Using optical character recognition (OCR) and machine learning (ML) models, RPA can interpret these invoices and pick out key information for processing. Occasionally, a robot may not be able to match a particular piece of data to a known data type (like invoice amount). Rather than fail the process and make a user review the entire invoice, the unattended robot can signal to a human that input is needed. In this a human-in-the-loop (sometimes referred to as "human in the middle") scenario, the human can then review and complete the tasks before letting the robot take back over.
With this use case in mind, the AP department can implement an automated, unattended robot with a human fail-safe. The unattended robot uses OCR to process invoices and upload data to SAP, but if the OCR can’t clearly see a field, the robot can notify users via email that the process needs their verification. AP employees only need to step in as necessary, so they can spend their time on more critical tasks, such as budgeting and planning.
As the human clarifies the exceptions mid-process, those changes are fed back into the ML model, which learns from the human’s activities. Once the model retrains, it won’t need human intervention to handle that scenario the next time it comes across it.
A process that previously seemed impenetrable to automation actually presents a compelling RPA use case. With a human in the middle, you can reduce human involvement to validation, and then ML can reduce it even further.
Taking full advantage of automation requires organizations to reframe how they think about their processes and the labor required to complete them. If you think 'automation first,' digital transformation can be an attainable goal rather than an aspiration.

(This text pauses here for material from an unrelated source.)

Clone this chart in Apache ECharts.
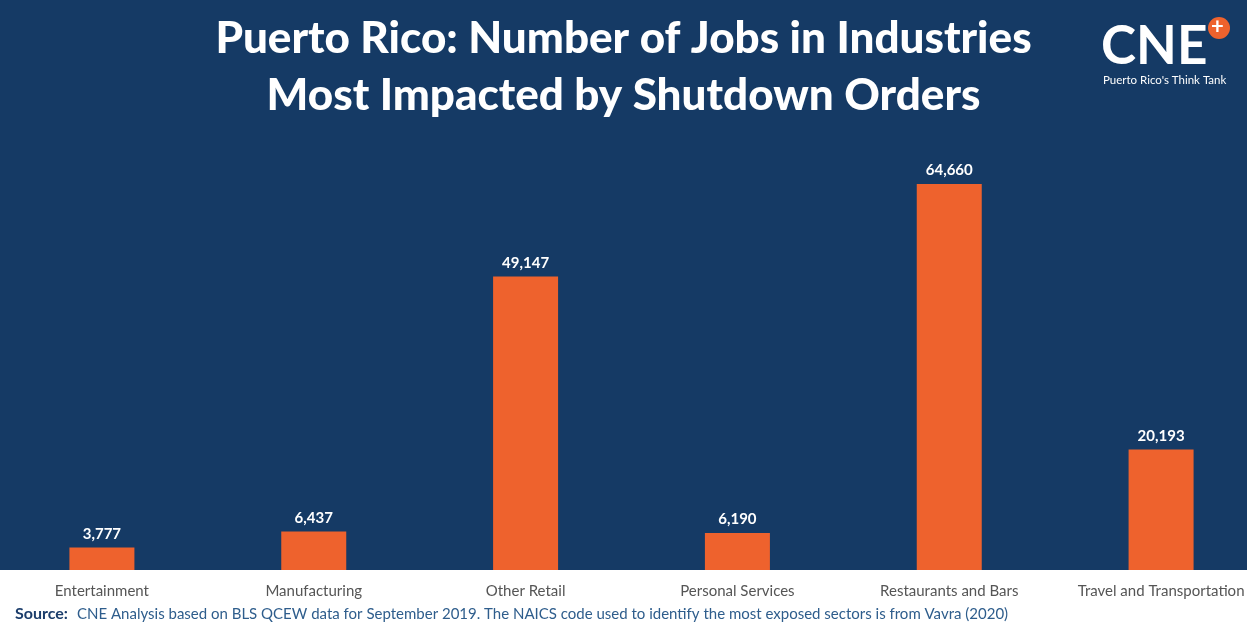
<!DOCTYPE html>
<html>
<head>
<meta charset="utf-8">
<script src="https://cdn.jsdelivr.net/npm/echarts@6/dist/echarts.min.js"></script>
<style>html,body{margin:0;padding:0;background:#fff}#c{width:1247px;height:627px}</style>
</head>
<body>
<div id="c"></div>
<script>
const categories = ['Entertainment', 'Manufacturing', 'Other Retail', 'Personal Services', 'Restaurants and Bars', 'Travel and Transportation'];
const jobs = [3777, 6437, 49147, 6190, 64660, 20193];
const titleText = 'Puerto Rico: Number of Jobs in Industries\nMost Impacted by Shutdown Orders';
const sourceLabel = 'Source:';
const sourceText = 'CNE Analysis based on BLS QCEW data for September 2019. The NAICS code used to identify the most exposed sectors is from Vavra (2020)';

const NAVY = '#153a65';
const ORANGE = '#ee622d';
const chart = echarts.init(document.getElementById('c'), null, {renderer: 'canvas'});
chart.setOption({
  backgroundColor: '#ffffff',
  animation: false,
  title: {
    text: titleText,
    left: 'center',
    top: 5,
    textStyle: {color: '#ffffff', fontFamily: 'Lato', fontWeight: 900, fontSize: 44, lineHeight: 57}
  },
  graphic: [
    {type: 'rect', z: -100, silent: true, shape: {x: 0, y: 0, width: 1247, height: 570}, style: {fill: NAVY}},
    {type: 'text', z: 10, left: 1101, top: 20, style: {text: 'CNE', fill: '#fff', font: 'bold 53px Lato'}},
    {type: 'circle', z: 10, shape: {cx: 1219, cy: 28, r: 11}, style: {fill: ORANGE}},
    {type: 'text', z: 11, left: 1211, top: 16, style: {text: '+', fill: '#fff', font: 'bold 22px Lato'}},
    {type: 'text', z: 10, left: 1103, top: 74, style: {text: "Puerto Rico's Think Tank", fill: '#fff', font: '11.5px Lato'}},
    {type: 'text', z: 10, left: 15, top: 606, style: {text: sourceLabel, fill: '#1b3d6b', font: 'bold 16px Lato'}},
    {type: 'text', z: 10, left: 77, top: 607, style: {text: sourceText, fill: '#2e5d8c', font: '15px Lato'}}
  ],
  grid: {left: -4, width: 1271, top: 152, bottom: 57, containLabel: false, outerBoundsMode: 'none'},
  xAxis: {
    type: 'category',
    data: categories,
    axisLine: {show: false},
    axisTick: {show: false},
    axisLabel: {color: '#555555', fontFamily: 'Lato', fontSize: 15, margin: 14, interval: 0}
  },
  yAxis: {
    type: 'value',
    min: 0,
    max: 70000,
    show: false,
    splitLine: {show: false}
  },
  series: [{
    type: 'bar',
    data: jobs,
    barWidth: 65,
    itemStyle: {color: ORANGE},
    label: {
      show: true,
      position: 'top',
      distance: 6,
      color: '#ffffff',
      fontFamily: 'Lato',
      fontWeight: 'bold',
      fontSize: 15,
      formatter: p => p.value.toLocaleString('en-US')
    }
  }]
});
</script>
</body>
</html>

The workforce of the future is going to be a hybrid of human and robot labor, and the most effective organizations will approach each problem by first considering the degree of automation they’ll use. Organizations excel thanks to their people, and the more that organizations can free their human workforce to do creative work, the more they’ll succeed. A hybrid, digital workforce enables humans to be more human, and more successful, than ever before.